> [OBJECTIVE]:
Retype the whole listing, please, keeping every line exact and dropping the pictures.

## begin INFORMATION SUPPLIED

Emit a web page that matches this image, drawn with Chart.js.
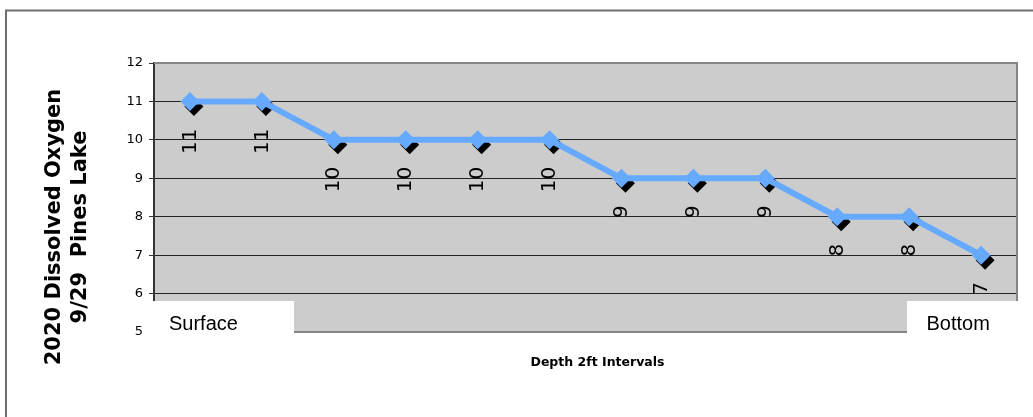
<!DOCTYPE html>
<html>
<head>
<meta charset="utf-8">
<script src="https://cdn.jsdelivr.net/npm/chart.js@4/dist/chart.umd.min.js"></script>
<style>
  html, body { margin: 0; padding: 0; background: #ffffff; }
  #wrap { position: relative; width: 1033px; height: 417px; }
</style>
</head>
<body>
<div id="wrap"><canvas id="chart"></canvas></div>
<script>
// Depth readings taken every 2 ft, from the surface down to the bottom
const depthFt = ['0', '2', '4', '6', '8', '10', '12', '14', '16', '18', '20', '22'];
// Dissolved oxygen at each depth
const oxygen = [11, 11, 10, 10, 10, 10, 9, 9, 9, 8, 8, 7];
// Value axis ticks
const yTicks = [5, 6, 7, 8, 9, 10, 11, 12];

const titleLines = ['2020 Dissolved Oxygen', '9/29  Pines Lake'];
const xTitle = 'Depth 2ft Intervals';
const endLabels = ['Surface', 'Bottom'];

const LINE_BLUE = '#66AAFF';
const PLOT_GRAY = '#CCCCCC';

// Black drop shadow under the diamond markers
const markerShadow = {
  id: 'markerShadow',
  beforeDatasetDraw(chart, args) {
    if (args.index !== 1) return;
    const ctx = chart.ctx;
    ctx.save();
    ctx.shadowColor = '#000000';
    ctx.shadowOffsetX = 4;
    ctx.shadowOffsetY = 5;
    ctx.shadowBlur = 0;
  },
  afterDatasetDraw(chart, args) {
    if (args.index !== 1) return;
    chart.ctx.restore();
  }
};

// Gray plot background
const plotBackground = {
  id: 'plotBackground',
  beforeDraw(chart) {
    const { ctx, chartArea: a } = chart;
    ctx.save();
    ctx.fillStyle = PLOT_GRAY;
    ctx.fillRect(a.left, a.top, a.right - a.left, a.bottom - a.top);
    ctx.restore();
  }
};

// Value labels, rotated, hanging under each marker
const valueLabels = {
  id: 'valueLabels',
  afterDatasetsDraw(chart) {
    const ctx = chart.ctx;
    const meta = chart.getDatasetMeta(1);
    const values = chart.data.datasets[1].data;
    ctx.save();
    ctx.font = '20px "DejaVu Sans", Verdana, sans-serif';
    ctx.fillStyle = '#000000';
    ctx.textAlign = 'right';
    ctx.textBaseline = 'middle';
    meta.data.forEach((pt, i) => {
      ctx.save();
      ctx.translate(pt.x + 0.5, pt.y + 27);
      ctx.rotate(-Math.PI / 2);
      ctx.fillText(String(values[i]), 0, 0);
      ctx.restore();
    });
    ctx.restore();
  }
};

// Plot frame, outer frame, end boxes and titles
const frameAndTitles = {
  id: 'frameAndTitles',
  afterDraw(chart) {
    const { ctx, chartArea: a } = chart;
    ctx.save();

    // plot frame (top, right, bottom)
    ctx.strokeStyle = '#858585';
    ctx.lineWidth = 2;
    ctx.beginPath();
    ctx.moveTo(a.left, a.top);
    ctx.lineTo(a.right, a.top);
    ctx.lineTo(a.right, a.bottom);
    ctx.lineTo(a.left, a.bottom);
    ctx.stroke();

    // outer chart frame
    ctx.strokeStyle = '#6e6e6e';
    ctx.lineWidth = 2;
    ctx.strokeRect(6, 10.5, 1200, 600);

    // Surface / Bottom boxes
    ctx.fillStyle = '#ffffff';
    ctx.fillRect(146, 301, 148, 40);
    ctx.fillRect(907, 301, 120, 40);
    ctx.fillStyle = '#000000';
    ctx.font = '20px "Liberation Sans", Arial, sans-serif';
    ctx.textAlign = 'left';
    ctx.textBaseline = 'alphabetic';
    ctx.fillText(endLabels[0], 169, 330);
    ctx.fillText(endLabels[1], 926.5, 330);

    // value axis title (two lines, rotated)
    ctx.font = 'bold 21px "DejaVu Sans", Verdana, sans-serif';
    ctx.textAlign = 'center';
    ctx.textBaseline = 'middle';
    const cx = [55, 81];
    titleLines.forEach((t, i) => {
      ctx.save();
      ctx.translate(cx[i], 227);
      ctx.rotate(-Math.PI / 2);
      ctx.fillText(t, 0, 0);
      ctx.restore();
    });

    // category axis title
    ctx.font = 'bold 12.5px "DejaVu Sans", Verdana, sans-serif';
    ctx.fillText(xTitle, 597.5, 363);

    ctx.restore();
  }
};

new Chart(document.getElementById('chart'), {
  type: 'line',
  data: {
    labels: depthFt,
    datasets: [
      {
        label: 'line',
        data: oxygen,
        borderColor: LINE_BLUE,
        borderWidth: 6,
        pointRadius: 0,
        tension: 0,
        fill: false,
        order: 0
      },
      {
        label: 'markers',
        data: oxygen,
        showLine: false,
        pointStyle: 'rectRot',
        pointRadius: 9.5,
        pointBackgroundColor: LINE_BLUE,
        pointBorderColor: LINE_BLUE,
        pointBorderWidth: 0,
        order: 1
      }
    ]
  },
  options: {
    responsive: true,
    maintainAspectRatio: false,
    animation: false,
    events: [],
    layout: { padding: { left: 0, top: 63, right: 16, bottom: 85 } },
    plugins: {
      legend: { display: false },
      tooltip: { enabled: false }
    },
    scales: {
      x: {
        display: false,
        offset: true
      },
      y: {
        min: 5,
        max: 12,
        afterFit(scale) { scale.width = 154; },
        afterBuildTicks(scale) { scale.ticks = yTicks.map(v => ({ value: v })); },
        ticks: {
          padding: 6,
          color: '#000000',
          font: { family: '"DejaVu Sans", Verdana, sans-serif', size: 13 }
        },
        grid: {
          color: ctx => (ctx.tick && (ctx.tick.value === 5 || ctx.tick.value === 12)) ? 'rgba(0,0,0,0)' : '#222222',
          lineWidth: 1,
          tickLength: 5,
          tickColor: '#333333'
        },
        border: { display: true, color: '#333333', width: 2 }
      }
    }
  },
  plugins: [plotBackground, markerShadow, valueLabels, frameAndTitles]
});
</script>
</body>
</html>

## end INFORMATION SUPPLIED

> [RESPONSE TO THE EXERCISE]:
Emit a web page that matches this image, drawn with Chart.js.
<!DOCTYPE html>
<html>
<head>
<meta charset="utf-8">
<script src="https://cdn.jsdelivr.net/npm/chart.js@4/dist/chart.umd.min.js"></script>
<style>
  html, body { margin: 0; padding: 0; background: #ffffff; }
  #wrap { position: relative; width: 1033px; height: 417px; }
</style>
</head>
<body>
<div id="wrap"><canvas id="chart"></canvas></div>
<script>
// Depth readings taken every 2 ft, from the surface down to the bottom
const depthFt = ['0', '2', '4', '6', '8', '10', '12', '14', '16', '18', '20', '22'];
// Dissolved oxygen at each depth
const oxygen = [11, 11, 10, 10, 10, 10, 9, 9, 9, 8, 8, 7];
// Value axis ticks
const yTicks = [5, 6, 7, 8, 9, 10, 11, 12];

const titleLines = ['2020 Dissolved Oxygen', '9/29  Pines Lake'];
const xTitle = 'Depth 2ft Intervals';
const endLabels = ['Surface', 'Bottom'];

const LINE_BLUE = '#66AAFF';
const PLOT_GRAY = '#CCCCCC';

// Black drop shadow under the diamond markers
const markerShadow = {
  id: 'markerShadow',
  beforeDatasetDraw(chart, args) {
    if (args.index !== 1) return;
    const ctx = chart.ctx;
    ctx.save();
    ctx.shadowColor = '#000000';
    ctx.shadowOffsetX = 4;
    ctx.shadowOffsetY = 5;
    ctx.shadowBlur = 0;
  },
  afterDatasetDraw(chart, args) {
    if (args.index !== 1) return;
    chart.ctx.restore();
  }
};

// Gray plot background
const plotBackground = {
  id: 'plotBackground',
  beforeDraw(chart) {
    const { ctx, chartArea: a } = chart;
    ctx.save();
    ctx.fillStyle = PLOT_GRAY;
    ctx.fillRect(a.left, a.top, a.right - a.left, a.bottom - a.top);
    ctx.restore();
  }
};

// Value labels, rotated, hanging under each marker
const valueLabels = {
  id: 'valueLabels',
  afterDatasetsDraw(chart) {
    const ctx = chart.ctx;
    const meta = chart.getDatasetMeta(1);
    const values = chart.data.datasets[1].data;
    ctx.save();
    ctx.font = '20px "DejaVu Sans", Verdana, sans-serif';
    ctx.fillStyle = '#000000';
    ctx.textAlign = 'right';
    ctx.textBaseline = 'middle';
    meta.data.forEach((pt, i) => {
      ctx.save();
      ctx.translate(pt.x + 0.5, pt.y + 27);
      ctx.rotate(-Math.PI / 2);
      ctx.fillText(String(values[i]), 0, 0);
      ctx.restore();
    });
    ctx.restore();
  }
};

// Plot frame, outer frame, end boxes and titles
const frameAndTitles = {
  id: 'frameAndTitles',
  afterDraw(chart) {
    const { ctx, chartArea: a } = chart;
    ctx.save();

    // plot frame (top, right, bottom)
    ctx.strokeStyle = '#858585';
    ctx.lineWidth = 2;
    ctx.beginPath();
    ctx.moveTo(a.left, a.top);
    ctx.lineTo(a.right, a.top);
    ctx.lineTo(a.right, a.bottom);
    ctx.lineTo(a.left, a.bottom);
    ctx.stroke();

    // outer chart frame
    ctx.strokeStyle = '#6e6e6e';
    ctx.lineWidth = 2;
    ctx.strokeRect(6, 10.5, 1200, 600);

    // Surface / Bottom boxes
    ctx.fillStyle = '#ffffff';
    ctx.fillRect(146, 301, 148, 40);
    ctx.fillRect(907, 301, 120, 40);
    ctx.fillStyle = '#000000';
    ctx.font = '20px "Liberation Sans", Arial, sans-serif';
    ctx.textAlign = 'left';
    ctx.textBaseline = 'alphabetic';
    ctx.fillText(endLabels[0], 169, 330);
    ctx.fillText(endLabels[1], 926.5, 330);

    // value axis title (two lines, rotated)
    ctx.font = 'bold 21px "DejaVu Sans", Verdana, sans-serif';
    ctx.textAlign = 'center';
    ctx.textBaseline = 'middle';
    const cx = [55, 81];
    titleLines.forEach((t, i) => {
      ctx.save();
      ctx.translate(cx[i], 227);
      ctx.rotate(-Math.PI / 2);
      ctx.fillText(t, 0, 0);
      ctx.restore();
    });

    // category axis title
    ctx.font = 'bold 12.5px "DejaVu Sans", Verdana, sans-serif';
    ctx.fillText(xTitle, 597.5, 363);

    ctx.restore();
  }
};

new Chart(document.getElementById('chart'), {
  type: 'line',
  data: {
    labels: depthFt,
    datasets: [
      {
        label: 'line',
        data: oxygen,
        borderColor: LINE_BLUE,
        borderWidth: 6,
        pointRadius: 0,
        tension: 0,
        fill: false,
        order: 0
      },
      {
        label: 'markers',
        data: oxygen,
        showLine: false,
        pointStyle: 'rectRot',
        pointRadius: 9.5,
        pointBackgroundColor: LINE_BLUE,
        pointBorderColor: LINE_BLUE,
        pointBorderWidth: 0,
        order: 1
      }
    ]
  },
  options: {
    responsive: true,
    maintainAspectRatio: false,
    animation: false,
    events: [],
    layout: { padding: { left: 0, top: 63, right: 16, bottom: 85 } },
    plugins: {
      legend: { display: false },
      tooltip: { enabled: false }
    },
    scales: {
      x: {
        display: false,
        offset: true
      },
      y: {
        min: 5,
        max: 12,
        afterFit(scale) { scale.width = 154; },
        afterBuildTicks(scale) { scale.ticks = yTicks.map(v => ({ value: v })); },
        ticks: {
          padding: 6,
          color: '#000000',
          font: { family: '"DejaVu Sans", Verdana, sans-serif', size: 13 }
        },
        grid: {
          color: ctx => (ctx.tick && (ctx.tick.value === 5 || ctx.tick.value === 12)) ? 'rgba(0,0,0,0)' : '#222222',
          lineWidth: 1,
          tickLength: 5,
          tickColor: '#333333'
        },
        border: { display: true, color: '#333333', width: 2 }
      }
    }
  },
  plugins: [plotBackground, markerShadow, valueLabels, frameAndTitles]
});
</script>
</body>
</html>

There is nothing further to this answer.